# 1rst hibernation period for Tx Tortoise



## buggyguy (Sep 22, 2009)

I have a baby Tx Tortoise that is doing very well. I have been trying very hard to keep him healthy and I am now wanting input on his first hibernation period. Specifically, when should we start looking for him to go into this phase? What is the best place and way to facilitate a successful hibernation etc. When should we expect him to emerge from this? What can we do between now and then to help him enter into a healthy slumber in terms of feed, etc.?


----------



## egyptiandan (Sep 22, 2009)

Welcome to the forum 

I think your in the Houston area? If you are your out of the natural range of the Texas tortoise. Were you thinkng of hibernating outside?

Danny


----------



## buggyguy (Sep 22, 2009)

egyptiandan said:


> Welcome to the forum
> 
> I think your in the Houston area? If you are your out of the natural range of the Texas tortoise. Were you thinkng of hibernating outside?
> 
> Danny




I actually live in San Antonio, which is at the limit of the natural home range as far as I can determine.
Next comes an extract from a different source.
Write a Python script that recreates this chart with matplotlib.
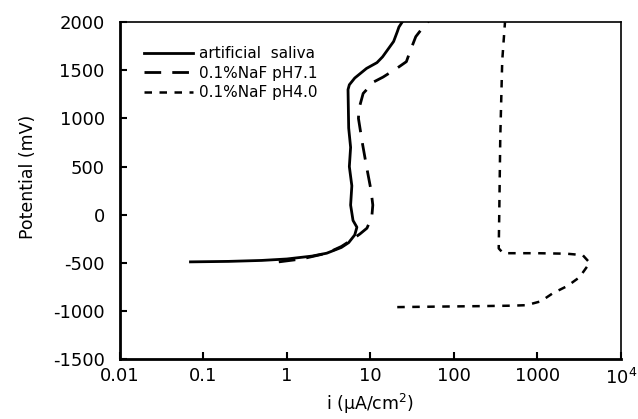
import matplotlib
matplotlib.use("Agg")
import matplotlib.pyplot as plt
import numpy as np

# current density (uA/cm2) and potential (mV)
saliva_i = [0.07, 0.2, 0.5, 1.0, 2.0, 3.0, 4.5, 5.5, 6.5, 6.9, 6.2, 5.8, 6.0, 5.6, 5.8, 5.5, 5.4, 5.6, 6.5, 9.0, 12.0, 14.0, 16.0, 19.0, 21.0, 22.0, 24.0]
saliva_v = [-490, -485, -475, -460, -430, -400, -340, -290, -210, -130, -60, 100, 300, 500, 700, 900, 1300, 1350, 1420, 1520, 1580, 1640, 1710, 1800, 1900, 1950, 2000]

naf71_i = [0.8, 1.5, 3.0, 4.5, 6.0, 7.5, 9.1, 10.4, 10.7, 10.2, 9.0, 8.0, 7.2, 7.3, 8.2, 11.0, 14.2, 20.7, 27.0, 30.0, 35.0, 43.0, 51.0]
naf71_v = [-490, -460, -400, -330, -260, -200, -140, -25, 100, 250, 500, 750, 1000, 1100, 1260, 1380, 1430, 1520, 1590, 1700, 1850, 1950, 2020]

naf40_i = [21, 60, 200, 500, 740, 1100, 1540, 2300, 3200, 4250, 3500, 2240, 1000, 390, 345, 350, 360, 380, 410]
naf40_v = [-960, -955, -950, -945, -940, -900, -815, -740, -650, -500, -420, -405, -400, -400, -350, 0, 800, 1600, 2000]

xticks = [0.01, 0.1, 1, 10, 100, 1000, 10000]
xtick_labels = ["0.01", "0.1", "1", "10", "100", "1000", "10$^4$"]
yticks = [-1500, -1000, -500, 0, 500, 1000, 1500, 2000]

plt.rcParams['font.family'] = ['DejaVu Sans']
plt.rcParams['axes.unicode_minus'] = False

fig = plt.figure(figsize=(6.38, 4.19), dpi=100)
ax = fig.add_axes([0.188, 0.143, 0.785, 0.804])

ax.plot(saliva_i, saliva_v, color="black", lw=2.0, label="artificial  saliva")
ax.plot(naf71_i, naf71_v, color="black", lw=2.0, dashes=(6, 4), label="0.1%NaF pH7.1")
ax.plot(naf40_i, naf40_v, color="black", lw=1.8, dashes=(3, 3), label="0.1%NaF pH4.0")

ax.set_xscale("log")
ax.set_xlim(0.01, 10000)
ax.set_ylim(-1500, 2000)
ax.set_xticks(xticks)
ax.set_xticklabels(xtick_labels)
ax.set_yticks(yticks)
ax.minorticks_off()
ax.tick_params(direction="in", length=5, width=1.5, labelsize=13, top=False, right=False)
ax.tick_params(axis="x", pad=6)
ax.tick_params(axis="y", pad=11)

for side in ["left", "bottom"]:
    ax.spines[side].set_linewidth(2)
for side in ["top", "right"]:
    ax.spines[side].set_linewidth(1.2)

ax.set_xlabel("i (\u03bcA/cm$^2$)", fontsize=12.5, labelpad=3)
ax.set_ylabel("Potential (mV)", fontsize=12.5)
ax.yaxis.set_label_coords(-0.165, 0.54)

ax.legend(loc="upper left", bbox_to_anchor=(0.02, 0.97), frameon=False,
          fontsize=11, handlelength=3.2, handletextpad=0.4, labelspacing=0.3)

fig.savefig("out.png", dpi=100)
I am thinking about hibernating the little guy in our back house this year, in order to control the environment a bit more. however, I am open to experienced input.


----------



## egyptiandan (Sep 23, 2009)

You should be fine doing that in San Antonio.  I think the back house should be just fine, you'll just have to make sure temperatures don't dip below freezing. Ideally you should keep the temperature around 40F, but 40 to 50F is fine. You need to make sure he/she is well hydrated and hasn't eaten in a month before you put him/her into hibernation.

Danny


----------